(begin)

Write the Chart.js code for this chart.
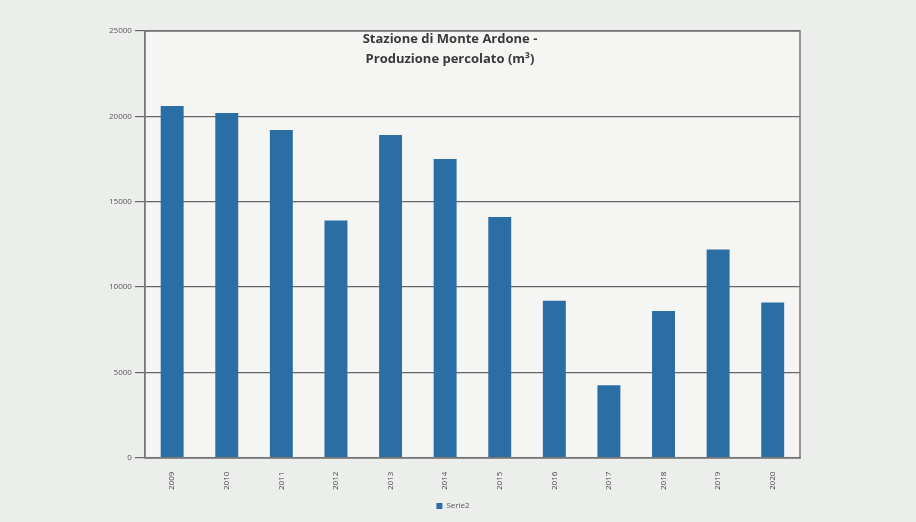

(end)
(begin)

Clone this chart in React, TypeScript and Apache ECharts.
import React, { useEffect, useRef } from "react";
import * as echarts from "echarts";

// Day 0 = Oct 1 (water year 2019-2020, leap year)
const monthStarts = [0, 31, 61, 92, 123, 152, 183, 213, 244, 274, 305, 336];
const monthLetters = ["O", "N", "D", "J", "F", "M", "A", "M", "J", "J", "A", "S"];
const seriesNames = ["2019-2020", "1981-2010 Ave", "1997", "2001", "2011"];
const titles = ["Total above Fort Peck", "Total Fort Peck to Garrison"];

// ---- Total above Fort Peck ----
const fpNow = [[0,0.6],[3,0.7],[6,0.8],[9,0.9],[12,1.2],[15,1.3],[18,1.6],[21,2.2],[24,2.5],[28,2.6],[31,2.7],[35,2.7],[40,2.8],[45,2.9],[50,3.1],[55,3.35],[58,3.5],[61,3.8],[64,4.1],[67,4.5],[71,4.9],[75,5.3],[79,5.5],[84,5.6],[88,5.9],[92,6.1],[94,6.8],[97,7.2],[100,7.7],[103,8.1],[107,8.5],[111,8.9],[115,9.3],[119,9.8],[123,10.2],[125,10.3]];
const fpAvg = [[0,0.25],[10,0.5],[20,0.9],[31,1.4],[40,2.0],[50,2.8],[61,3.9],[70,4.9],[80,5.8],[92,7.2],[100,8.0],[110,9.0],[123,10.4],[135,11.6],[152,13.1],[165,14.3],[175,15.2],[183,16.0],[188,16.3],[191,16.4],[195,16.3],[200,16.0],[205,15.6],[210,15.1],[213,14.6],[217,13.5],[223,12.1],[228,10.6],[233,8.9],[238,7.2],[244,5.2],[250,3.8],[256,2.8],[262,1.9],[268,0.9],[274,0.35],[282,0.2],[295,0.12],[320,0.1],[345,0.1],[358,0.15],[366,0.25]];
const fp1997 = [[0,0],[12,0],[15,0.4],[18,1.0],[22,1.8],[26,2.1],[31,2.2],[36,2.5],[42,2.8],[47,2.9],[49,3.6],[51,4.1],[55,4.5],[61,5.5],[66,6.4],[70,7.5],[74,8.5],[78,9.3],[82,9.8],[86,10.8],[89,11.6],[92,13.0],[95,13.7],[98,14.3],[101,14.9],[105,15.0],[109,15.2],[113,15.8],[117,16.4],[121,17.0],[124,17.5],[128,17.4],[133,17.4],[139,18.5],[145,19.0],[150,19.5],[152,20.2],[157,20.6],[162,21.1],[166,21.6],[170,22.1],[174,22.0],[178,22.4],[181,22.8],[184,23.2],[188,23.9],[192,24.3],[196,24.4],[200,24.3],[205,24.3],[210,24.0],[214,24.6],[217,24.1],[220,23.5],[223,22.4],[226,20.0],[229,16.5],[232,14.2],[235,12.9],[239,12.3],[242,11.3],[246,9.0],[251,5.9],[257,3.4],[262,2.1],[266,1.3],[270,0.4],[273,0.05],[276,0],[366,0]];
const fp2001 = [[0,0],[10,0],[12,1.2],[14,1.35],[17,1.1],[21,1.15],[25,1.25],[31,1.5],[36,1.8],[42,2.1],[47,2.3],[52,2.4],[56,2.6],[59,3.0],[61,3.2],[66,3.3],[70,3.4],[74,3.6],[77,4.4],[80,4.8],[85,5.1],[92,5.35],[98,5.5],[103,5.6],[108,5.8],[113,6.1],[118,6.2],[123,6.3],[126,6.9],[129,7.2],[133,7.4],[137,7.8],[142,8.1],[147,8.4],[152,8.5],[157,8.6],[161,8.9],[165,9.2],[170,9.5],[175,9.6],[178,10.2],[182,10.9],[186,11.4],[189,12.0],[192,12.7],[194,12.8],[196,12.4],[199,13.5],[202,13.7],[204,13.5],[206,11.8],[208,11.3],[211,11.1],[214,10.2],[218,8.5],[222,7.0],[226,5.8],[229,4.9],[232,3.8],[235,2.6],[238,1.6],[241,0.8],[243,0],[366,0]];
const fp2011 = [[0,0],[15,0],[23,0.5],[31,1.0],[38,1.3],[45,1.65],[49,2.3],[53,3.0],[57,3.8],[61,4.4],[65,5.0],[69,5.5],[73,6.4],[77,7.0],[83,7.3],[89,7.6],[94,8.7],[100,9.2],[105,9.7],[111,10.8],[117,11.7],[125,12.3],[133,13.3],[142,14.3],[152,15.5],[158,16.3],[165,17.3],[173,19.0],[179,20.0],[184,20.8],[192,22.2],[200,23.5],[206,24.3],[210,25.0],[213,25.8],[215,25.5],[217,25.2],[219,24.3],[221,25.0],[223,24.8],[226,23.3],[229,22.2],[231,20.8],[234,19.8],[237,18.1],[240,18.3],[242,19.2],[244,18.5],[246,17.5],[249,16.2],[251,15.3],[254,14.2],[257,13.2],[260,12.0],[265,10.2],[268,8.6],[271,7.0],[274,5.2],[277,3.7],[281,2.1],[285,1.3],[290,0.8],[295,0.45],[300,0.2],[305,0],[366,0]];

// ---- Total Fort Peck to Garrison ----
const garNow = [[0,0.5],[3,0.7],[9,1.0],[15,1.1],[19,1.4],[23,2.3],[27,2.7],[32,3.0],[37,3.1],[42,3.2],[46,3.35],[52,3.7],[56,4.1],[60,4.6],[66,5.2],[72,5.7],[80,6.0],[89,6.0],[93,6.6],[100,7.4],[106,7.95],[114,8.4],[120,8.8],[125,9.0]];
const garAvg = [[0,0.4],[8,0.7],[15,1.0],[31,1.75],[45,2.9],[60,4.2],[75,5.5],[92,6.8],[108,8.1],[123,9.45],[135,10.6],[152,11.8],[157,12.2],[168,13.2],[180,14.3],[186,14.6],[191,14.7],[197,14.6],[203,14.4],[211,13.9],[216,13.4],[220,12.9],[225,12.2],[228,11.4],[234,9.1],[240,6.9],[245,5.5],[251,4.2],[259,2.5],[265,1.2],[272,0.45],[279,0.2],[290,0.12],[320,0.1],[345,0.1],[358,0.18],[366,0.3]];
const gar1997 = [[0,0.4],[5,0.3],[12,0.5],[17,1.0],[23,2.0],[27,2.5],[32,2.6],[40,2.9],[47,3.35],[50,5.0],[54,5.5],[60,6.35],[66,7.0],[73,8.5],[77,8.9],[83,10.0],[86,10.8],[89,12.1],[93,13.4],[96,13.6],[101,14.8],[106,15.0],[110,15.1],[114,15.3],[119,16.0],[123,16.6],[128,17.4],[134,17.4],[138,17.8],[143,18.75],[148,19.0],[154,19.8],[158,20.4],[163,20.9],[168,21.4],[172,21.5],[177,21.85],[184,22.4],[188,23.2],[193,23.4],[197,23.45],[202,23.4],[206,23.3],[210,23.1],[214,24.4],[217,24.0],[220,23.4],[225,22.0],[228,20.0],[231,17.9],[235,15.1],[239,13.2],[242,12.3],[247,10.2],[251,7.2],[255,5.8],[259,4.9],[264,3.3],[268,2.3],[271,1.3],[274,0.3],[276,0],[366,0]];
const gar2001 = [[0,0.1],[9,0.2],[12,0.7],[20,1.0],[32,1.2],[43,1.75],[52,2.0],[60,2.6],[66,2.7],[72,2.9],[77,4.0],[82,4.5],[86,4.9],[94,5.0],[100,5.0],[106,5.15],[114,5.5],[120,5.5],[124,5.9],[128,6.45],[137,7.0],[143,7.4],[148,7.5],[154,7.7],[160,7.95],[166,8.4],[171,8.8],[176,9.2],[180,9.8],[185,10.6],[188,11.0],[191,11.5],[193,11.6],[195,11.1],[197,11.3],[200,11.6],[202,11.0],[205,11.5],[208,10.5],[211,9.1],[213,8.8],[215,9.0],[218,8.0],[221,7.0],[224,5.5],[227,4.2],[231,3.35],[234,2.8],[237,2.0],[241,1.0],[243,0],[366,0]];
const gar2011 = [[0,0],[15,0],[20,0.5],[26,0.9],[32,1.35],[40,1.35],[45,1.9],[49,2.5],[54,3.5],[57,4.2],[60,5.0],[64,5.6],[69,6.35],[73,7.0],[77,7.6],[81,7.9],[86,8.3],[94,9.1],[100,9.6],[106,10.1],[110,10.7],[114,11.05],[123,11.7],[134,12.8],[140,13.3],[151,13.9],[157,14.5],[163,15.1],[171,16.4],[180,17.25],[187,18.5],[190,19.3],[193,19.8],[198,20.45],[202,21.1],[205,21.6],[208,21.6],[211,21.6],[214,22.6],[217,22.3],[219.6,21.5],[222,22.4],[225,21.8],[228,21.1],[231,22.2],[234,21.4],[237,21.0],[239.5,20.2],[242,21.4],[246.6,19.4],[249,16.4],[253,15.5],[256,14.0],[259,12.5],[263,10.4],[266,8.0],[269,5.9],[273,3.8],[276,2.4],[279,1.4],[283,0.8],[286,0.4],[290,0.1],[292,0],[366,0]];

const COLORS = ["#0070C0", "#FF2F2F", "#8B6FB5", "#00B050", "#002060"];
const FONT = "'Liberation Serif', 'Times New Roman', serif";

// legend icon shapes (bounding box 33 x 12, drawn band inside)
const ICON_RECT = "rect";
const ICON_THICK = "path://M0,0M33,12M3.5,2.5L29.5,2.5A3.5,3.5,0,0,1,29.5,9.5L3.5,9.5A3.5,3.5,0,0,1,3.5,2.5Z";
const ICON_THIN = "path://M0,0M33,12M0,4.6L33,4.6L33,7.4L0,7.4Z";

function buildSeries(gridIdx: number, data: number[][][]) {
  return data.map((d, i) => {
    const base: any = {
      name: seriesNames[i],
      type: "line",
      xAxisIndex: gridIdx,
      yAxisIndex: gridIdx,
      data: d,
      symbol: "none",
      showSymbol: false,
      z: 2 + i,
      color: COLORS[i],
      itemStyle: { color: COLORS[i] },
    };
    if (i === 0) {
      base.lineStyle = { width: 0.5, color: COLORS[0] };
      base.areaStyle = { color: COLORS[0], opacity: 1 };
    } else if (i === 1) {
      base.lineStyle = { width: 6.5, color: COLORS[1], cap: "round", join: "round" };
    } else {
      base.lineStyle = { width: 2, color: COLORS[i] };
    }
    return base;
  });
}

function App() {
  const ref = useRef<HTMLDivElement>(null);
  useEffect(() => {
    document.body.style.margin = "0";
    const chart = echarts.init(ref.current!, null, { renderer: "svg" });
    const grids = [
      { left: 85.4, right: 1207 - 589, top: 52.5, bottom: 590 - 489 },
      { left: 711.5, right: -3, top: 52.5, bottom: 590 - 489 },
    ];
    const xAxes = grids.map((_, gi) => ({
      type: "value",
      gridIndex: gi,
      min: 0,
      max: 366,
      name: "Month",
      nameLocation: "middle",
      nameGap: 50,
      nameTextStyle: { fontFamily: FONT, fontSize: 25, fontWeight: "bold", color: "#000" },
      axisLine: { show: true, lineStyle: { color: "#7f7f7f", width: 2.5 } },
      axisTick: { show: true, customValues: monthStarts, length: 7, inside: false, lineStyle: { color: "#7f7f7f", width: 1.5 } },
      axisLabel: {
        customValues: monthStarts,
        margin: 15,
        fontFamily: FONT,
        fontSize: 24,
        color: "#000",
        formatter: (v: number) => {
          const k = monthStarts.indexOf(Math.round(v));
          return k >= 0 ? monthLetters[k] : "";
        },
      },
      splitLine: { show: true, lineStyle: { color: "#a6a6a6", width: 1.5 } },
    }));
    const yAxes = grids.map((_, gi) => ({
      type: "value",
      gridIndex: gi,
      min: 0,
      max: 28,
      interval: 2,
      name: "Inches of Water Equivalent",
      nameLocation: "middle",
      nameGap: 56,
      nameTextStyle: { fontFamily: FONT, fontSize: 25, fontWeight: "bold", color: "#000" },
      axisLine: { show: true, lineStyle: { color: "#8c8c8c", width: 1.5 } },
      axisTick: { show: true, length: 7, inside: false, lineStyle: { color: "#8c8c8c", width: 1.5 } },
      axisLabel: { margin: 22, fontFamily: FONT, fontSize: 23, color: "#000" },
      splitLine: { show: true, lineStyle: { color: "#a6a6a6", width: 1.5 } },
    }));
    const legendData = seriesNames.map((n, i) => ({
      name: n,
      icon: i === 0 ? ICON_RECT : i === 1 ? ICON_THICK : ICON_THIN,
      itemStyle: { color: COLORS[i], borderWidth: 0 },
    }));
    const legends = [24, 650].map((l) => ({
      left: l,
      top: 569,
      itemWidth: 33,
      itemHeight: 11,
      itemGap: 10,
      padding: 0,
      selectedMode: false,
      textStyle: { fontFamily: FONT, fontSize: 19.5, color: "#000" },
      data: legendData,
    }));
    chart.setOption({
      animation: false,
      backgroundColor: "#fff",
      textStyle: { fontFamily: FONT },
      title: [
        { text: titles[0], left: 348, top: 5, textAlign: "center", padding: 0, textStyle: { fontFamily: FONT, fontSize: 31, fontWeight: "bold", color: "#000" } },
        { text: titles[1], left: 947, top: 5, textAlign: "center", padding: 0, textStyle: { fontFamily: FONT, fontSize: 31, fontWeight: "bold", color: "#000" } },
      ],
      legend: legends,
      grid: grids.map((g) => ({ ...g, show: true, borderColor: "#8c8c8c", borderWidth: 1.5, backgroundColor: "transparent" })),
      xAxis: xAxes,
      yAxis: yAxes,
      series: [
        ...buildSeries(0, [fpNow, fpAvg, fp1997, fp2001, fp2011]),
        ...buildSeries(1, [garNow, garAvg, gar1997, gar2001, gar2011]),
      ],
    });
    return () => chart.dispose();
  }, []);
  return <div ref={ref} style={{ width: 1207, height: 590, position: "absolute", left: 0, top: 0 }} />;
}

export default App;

(end)

WRITTEN PROBLEM: Report how many lines of the data contain the word "React", using the number alone.

REPLY TO THE EXERCISE: 2